Former Federal Reserve Governor Adriana Kugler abruptly resigned in August due to an internal ethics investigation linked to alleged improper stock trades, according to a new government watchdog report. Fed Chair Jerome Powell denied Kugler’s request for a waiver from the central bank’s ethics rules. Kugler raised eyebrows when she missed a policy meeting in July.
Kugler, a Biden appointee, joined the central bank in 2023 and served as the U.S. Executive Director of the World Bank. Her surprise resignation in August was followed by the appointment of Stephen Miran to replace her until January. Miran has advocated for rapid interest-rate cuts since joining the Fed.
A report from the U.S. Office of Government Ethics revealed that Kugler faced a probe by the Fed’s internal watchdog related to her financial disclosures. The report showed that Fed ethics officials declined to certify Kugler’s latest disclosures. Kugler, now a professor at Georgetown University, declined to comment on the matter.
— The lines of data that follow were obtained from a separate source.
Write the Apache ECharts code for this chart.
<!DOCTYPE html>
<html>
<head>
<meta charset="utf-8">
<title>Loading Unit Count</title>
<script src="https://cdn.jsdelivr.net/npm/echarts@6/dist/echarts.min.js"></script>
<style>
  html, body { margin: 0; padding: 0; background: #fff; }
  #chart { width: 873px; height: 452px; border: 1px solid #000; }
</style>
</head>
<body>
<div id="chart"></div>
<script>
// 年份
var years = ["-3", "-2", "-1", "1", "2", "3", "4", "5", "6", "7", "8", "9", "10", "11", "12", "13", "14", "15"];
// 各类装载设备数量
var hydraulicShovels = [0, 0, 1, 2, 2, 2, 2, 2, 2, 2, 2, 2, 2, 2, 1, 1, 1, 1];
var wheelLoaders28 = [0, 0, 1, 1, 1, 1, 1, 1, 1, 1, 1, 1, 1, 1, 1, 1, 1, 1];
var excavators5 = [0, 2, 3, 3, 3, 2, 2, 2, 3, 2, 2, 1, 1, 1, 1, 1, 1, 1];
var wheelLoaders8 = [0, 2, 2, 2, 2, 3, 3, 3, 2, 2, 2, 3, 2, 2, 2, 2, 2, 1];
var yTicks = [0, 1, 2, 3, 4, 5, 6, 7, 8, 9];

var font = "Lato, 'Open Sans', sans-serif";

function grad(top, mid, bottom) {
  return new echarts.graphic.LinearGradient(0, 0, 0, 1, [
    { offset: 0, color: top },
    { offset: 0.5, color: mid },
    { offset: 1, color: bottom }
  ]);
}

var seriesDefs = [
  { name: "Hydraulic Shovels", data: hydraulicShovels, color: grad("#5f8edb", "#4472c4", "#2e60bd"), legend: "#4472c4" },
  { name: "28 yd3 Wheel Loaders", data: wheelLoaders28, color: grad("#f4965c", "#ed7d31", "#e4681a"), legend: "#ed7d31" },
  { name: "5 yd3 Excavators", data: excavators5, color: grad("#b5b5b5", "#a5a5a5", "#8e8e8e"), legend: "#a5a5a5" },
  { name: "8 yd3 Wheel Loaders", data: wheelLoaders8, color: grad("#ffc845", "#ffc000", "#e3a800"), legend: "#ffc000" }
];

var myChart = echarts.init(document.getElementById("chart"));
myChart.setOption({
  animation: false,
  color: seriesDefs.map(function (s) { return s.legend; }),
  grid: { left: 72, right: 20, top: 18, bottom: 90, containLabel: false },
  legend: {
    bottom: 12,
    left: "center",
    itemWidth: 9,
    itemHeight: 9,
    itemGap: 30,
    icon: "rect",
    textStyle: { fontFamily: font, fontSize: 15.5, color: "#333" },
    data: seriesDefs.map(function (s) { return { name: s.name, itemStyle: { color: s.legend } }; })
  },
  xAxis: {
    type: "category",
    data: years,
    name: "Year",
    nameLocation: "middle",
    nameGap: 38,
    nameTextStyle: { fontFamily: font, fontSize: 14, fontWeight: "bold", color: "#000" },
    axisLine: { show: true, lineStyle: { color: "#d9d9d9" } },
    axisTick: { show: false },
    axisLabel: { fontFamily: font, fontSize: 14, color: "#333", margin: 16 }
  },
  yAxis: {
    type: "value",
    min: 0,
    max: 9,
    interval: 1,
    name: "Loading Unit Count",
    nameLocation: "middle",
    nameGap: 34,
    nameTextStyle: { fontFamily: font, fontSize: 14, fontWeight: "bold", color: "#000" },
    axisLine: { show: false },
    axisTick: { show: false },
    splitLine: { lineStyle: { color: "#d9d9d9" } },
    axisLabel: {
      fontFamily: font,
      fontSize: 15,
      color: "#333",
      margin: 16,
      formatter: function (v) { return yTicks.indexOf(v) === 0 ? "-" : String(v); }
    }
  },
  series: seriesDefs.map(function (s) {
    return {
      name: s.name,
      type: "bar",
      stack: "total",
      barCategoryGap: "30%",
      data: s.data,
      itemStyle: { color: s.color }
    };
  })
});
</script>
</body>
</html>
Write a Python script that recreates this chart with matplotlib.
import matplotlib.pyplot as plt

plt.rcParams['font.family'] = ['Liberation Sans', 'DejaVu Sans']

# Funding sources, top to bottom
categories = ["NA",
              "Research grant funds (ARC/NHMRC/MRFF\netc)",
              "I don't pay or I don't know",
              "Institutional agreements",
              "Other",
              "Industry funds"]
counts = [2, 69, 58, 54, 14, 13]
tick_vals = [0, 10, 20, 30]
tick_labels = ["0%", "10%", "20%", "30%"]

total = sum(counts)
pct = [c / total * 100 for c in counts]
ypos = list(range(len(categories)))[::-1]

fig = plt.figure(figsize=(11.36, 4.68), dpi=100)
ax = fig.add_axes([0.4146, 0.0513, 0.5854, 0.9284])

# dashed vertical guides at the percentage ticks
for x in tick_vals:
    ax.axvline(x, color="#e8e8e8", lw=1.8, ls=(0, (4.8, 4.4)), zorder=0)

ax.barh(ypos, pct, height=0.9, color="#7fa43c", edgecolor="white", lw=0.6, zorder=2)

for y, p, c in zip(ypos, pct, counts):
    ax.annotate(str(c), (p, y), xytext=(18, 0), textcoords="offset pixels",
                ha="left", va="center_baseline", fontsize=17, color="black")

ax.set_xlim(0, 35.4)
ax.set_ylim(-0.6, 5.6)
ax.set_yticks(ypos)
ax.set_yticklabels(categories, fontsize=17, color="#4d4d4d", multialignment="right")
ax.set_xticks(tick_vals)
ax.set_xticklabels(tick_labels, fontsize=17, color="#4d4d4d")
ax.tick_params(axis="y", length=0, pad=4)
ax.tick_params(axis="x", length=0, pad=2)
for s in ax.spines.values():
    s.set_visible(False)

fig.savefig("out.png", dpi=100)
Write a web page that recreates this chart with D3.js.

Kugler acknowledged violating Fed investment and trading rules in 2024 when her husband made purchases of individual stocks without her knowledge. Powell introduced tougher restrictions on investing and trading for Fed policymakers in 2022, following revelations of unusual trading activity by senior officials in 2020. Boston Fed President Eric Rosengren and Dallas Fed chief Robert Kaplan retired early after similar revelations.